How to Maintain Your Manhood While Walking Teacup Yorkies
OK, I know the title promises some sort of solution to the issue, but the truth is that I don't actually know how to maintain one's manhood while walking two yippy three-pound Yorkshire Terriers. I wish I did; it would make me feel a lot less gay.
At least twice a day, I strap Max and Minnie into their lavender-hued designer harnesses and take them prancing down the sidewalk. When I pass people coming the other way, the best response I can hope for is a polite "Aren't they cute?" smile, but more often than not, I get an "Is it Halloween in WeHo already?" sideways glance out of the corner of their eye. They don't say anything out loud, but I can sense them silently judging me. It's as emasculating an experience as a man can have with his pants on.

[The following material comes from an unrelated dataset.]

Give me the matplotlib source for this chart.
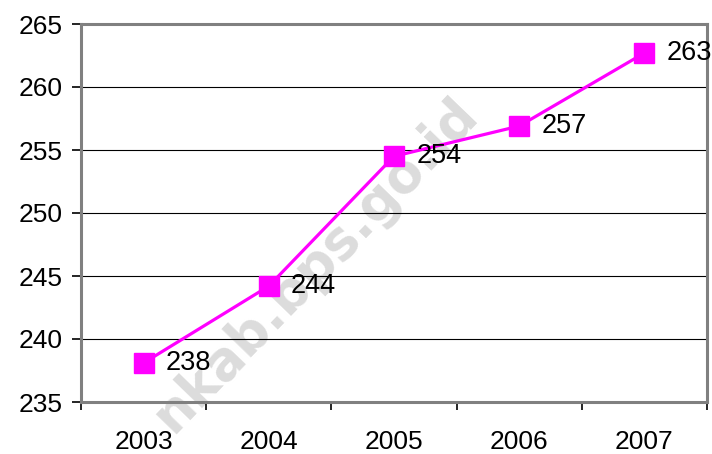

I wear my wedding ring as conspicuously as possible, as if to exclaim, "You see? I'm married! They came as a package deal!" But alas, neither that nor a summer squash in the trousers makes me feel any more macho during "walkies."
It probably doesn't help that I'm carrying a sandwich bag ever so foppishly between my thumb and index finger to pick up their leavings. They're not the big, forearm-sized poops you get from a Mastiff or Irish Wolf Hound, either -- ones you could use to maim someone who looks at you cockeyed. No, these are cute little pinky poops that fit three to a baggie and can be scattered by a slight breeze. Max at least hikes up his leg when he pees; Minnie squats like a bitch.
I've tried the clandestine approach, but a low-key walk is out of the question because they bark insanely at anything they perceive to be another dog -- whether it be actual dogs, horses (big dogs), birds (flying dogs) or brown paper bags (dead, crunchy dogs).
Ultimately, though, the key to maintaining your manhood is quite simple: never get married.